We're Literary 2: To Read Makes Our Speaking English Good
There's more to life than watching Buffy the Vampire Slayer! No. Really, there is! Honestly! Here's a place for Buffistas to come and discuss what it is they're reading, their favorite authors and poets. "Geez. Crack a book sometime."
I like the Crusie series books. I think they're better than some of the earlier stand-alones, or at least more tightly plotted; I don't think she knew what to do with the extra word length at first. My favorite Crusie is probably still my first: Anyone But You. Older woman! Neither partner wants kids! Publishing! Mocking of Wonderbras!
Someone mentioned the Palliser books, proving the Buffista Hivemind Is One. I finished Can You Forgive Her? this morning.
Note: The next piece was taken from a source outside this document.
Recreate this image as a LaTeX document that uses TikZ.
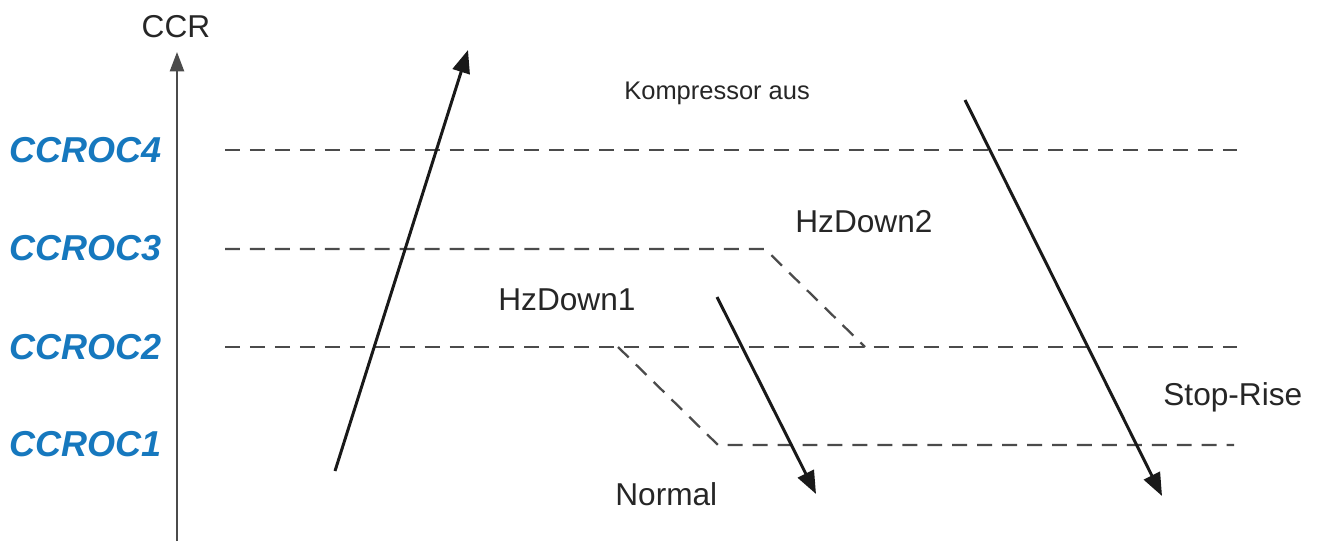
\documentclass[tikz,border=0pt]{standalone}
\usepackage{fontspec}
\setmainfont{Liberation Sans}
\usetikzlibrary{arrows.meta}
\definecolor{levelblue}{RGB}{22,120,190}
\definecolor{linegray}{RGB}{75,75,75}
\tikzstyle{level} = [text=levelblue, font=\fontsize{20.5}{22}\selectfont\bfseries\itshape, anchor=west, inner sep=0pt]
\tikzstyle{lbl} = [font=\fontsize{18}{20}\selectfont, anchor=west, inner sep=0pt, text=black!85]
\tikzstyle{small} = [font=\fontsize{14.5}{16}\selectfont, anchor=west, inner sep=0pt, text=black!85]
\tikzstyle{limit} = [linegray, line width=1.3pt, dash pattern=on 8.5pt off 5.7pt]
\tikzstyle{arrow} = [black!90, line width=1.7pt, -{Triangle[length=13pt,width=10pt]}]
\tikzstyle{axis} = [linegray, line width=1.2pt, -{Triangle[length=11pt,width=8pt]}]

\begin{document}
\begin{tikzpicture}[x=0.02cm, y=-0.02cm]
  \useasboundingbox (0,0) rectangle (1322,541);

  % axis
  \node (ccr) [lbl, anchor=center] at (176,27) {CCR};
  \coordinate (axisbot) at (177,541);
  \coordinate (axistop) at (177,52);
  \draw [axis] (axisbot) -- (axistop);

  % levels
  \node (oc4) [level] at (9,150) {CCROC4};
  \node (oc3) [level] at (9,248) {CCROC3};
  \node (oc2) [level] at (9,347) {CCROC2};
  \node (oc1) [level] at (9,444) {CCROC1};

  \coordinate (l4a) at (225,150); \coordinate (l4b) at (1237,150);
  \coordinate (l3a) at (225,249); \coordinate (l3b) at (765,249);
  \coordinate (l2a) at (225,347); \coordinate (l2b) at (1237,347);
  \coordinate (k3) at (865,347);
  \coordinate (k2) at (618,347);
  \coordinate (l1a) at (718,445); \coordinate (l1b) at (1234,445);

  \draw [limit] (l4a) -- (l4b);
  \draw [limit] (l3a) -- (l3b) -- (k3);
  \draw [limit] (l2a) -- (l2b);
  \draw [limit] (k2) -- (l1a) -- (l1b);

  % texts
  \node (komp) [small] at (624,93) {Kompressor aus};
  \node (hz2) [lbl] at (795,222) {HzDown2};
  \node (hz1) [lbl] at (498,300) {HzDown1};
  \node (norm) [lbl] at (615,494) {Normal};
  \node (stop) [lbl] at (1163,397) {Stop-Rise};

  % arrows
  \coordinate (upa) at (335,471); \coordinate (upb) at (468,50);
  \coordinate (da) at (717,297); \coordinate (db) at (816,494);
  \coordinate (sa) at (965,100); \coordinate (sb) at (1162,496);
  \draw [arrow] (upa) -- (upb);
  \draw [arrow] (da) -- (db);
  \draw [arrow] (sa) -- (sb);
\end{tikzpicture}
\end{document}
Please tell me Trollope stops trying to write about The Perfect Man. He is much better writing about people he doesn't approve of.
Dude, among my adult friends, at least 2 (though probably more) have gotten into a car with someone driving who has been drinking.
Well, by "someone who has been drinking" do you mean someone who is impaired? Or a friend who I've been with for four hours and who had one drink during that time? Cause I'll drive when I've had one drink. Sometimes when I've had two, if it's been over a fair amount of time/with food.
Someone mentioned the Palliser books, proving the Buffista Hivemind Is One. I finished Can You Forgive Her? this morning.
I think that was me. Most of Trollope's people come across as very nice people. Even the cads.
Then there's The Way We Live Now, where even most of the people who are trying to do the right thing have their caddish streaks. Although the Masterpiece Theatre production did a good job of expanding to show some things Trollope could reasonably have expected his characters to do, but would never have gotten away with talking about.
Please tell me Trollope stops trying to write about The Perfect Man. He is much better writing about people he doesn't approve of.
He says in one of his essays that Glencora is the perfect lady. Low standards much? (He also says that Planty Pall is the perfect gentleman, which I suppose he is by prevailing local standards.)
Well, by "someone who has been drinking" do you mean someone who is impaired? Or a friend who I've been with for four hours and who had one drink during that time? Cause I'll drive when I've had one drink. Sometimes when I've had two, if it's been over a fair amount of time/with food.
Yes. This. Though one friend did get in the car with somenoe she was a bit askeered about. She's been harangued since then.
I read about a comic last night in BUST magazine that I want to read -- Scooter Girl. Looks cool-o.
I do have the first issue. Scola has the whole run, however. It's by Chynna Clugston-Major, and she did another very cool comic titled
Blue Monday
and I have a lot of that. (Including some snazzy pins.) I'm sendnig her a Mod Package which will include the Mad Mod episode of Teen Titans.
And I'd really like some old kinky Wonder Woman comics -- like from the 1940s.
They are collected in hardbound form and in print. Also, they were reprinted in the back of DC annuals in the 70s.
Well, Plantagenet did surprise me, and favorably, about three-quarters of the way through, and I felt quite a soft spot for him before he reverted to norm.
I expect it's just having read fanfiction that made me think Alice and Glencora should abandon their unsatisfactory suitors and spouse and run off to the Welsh hills to set up housekeeping like the Ladies of Llangollen. But really they did seem to see each other more clearly and like each other more honestly than they saw or liked any of the men in the books, or any of the men saw and liked them.
Tell me about the Ladies of Llangollen.
There's a real sense in Trollope that women are, in general, clearer-sighted and more honest with themselves (and sometimes one another) than men.
The Ladies of Llangollen were two Irish gentlewomen, Eleanor Butler and Sarah Ponsonby, who fled their unhappy home lives for a Welsh cottage in the late eighteenth century. They turned their home into a fairly fashionable retreat, were popular with the local society, and lived together for, IIRC, forty or fifty years. The biography of them by Elizabeth Mavor says they weren't lovers, although it was widely rumored they were.
And I'd really like some old kinky Wonder Woman comics -- like from the 1940s.
They are collected in hardbound form and in print. Also, they were reprinted in the back of DC annuals in the 70s.
Didn't they "reprint" recently? Like, last year or so?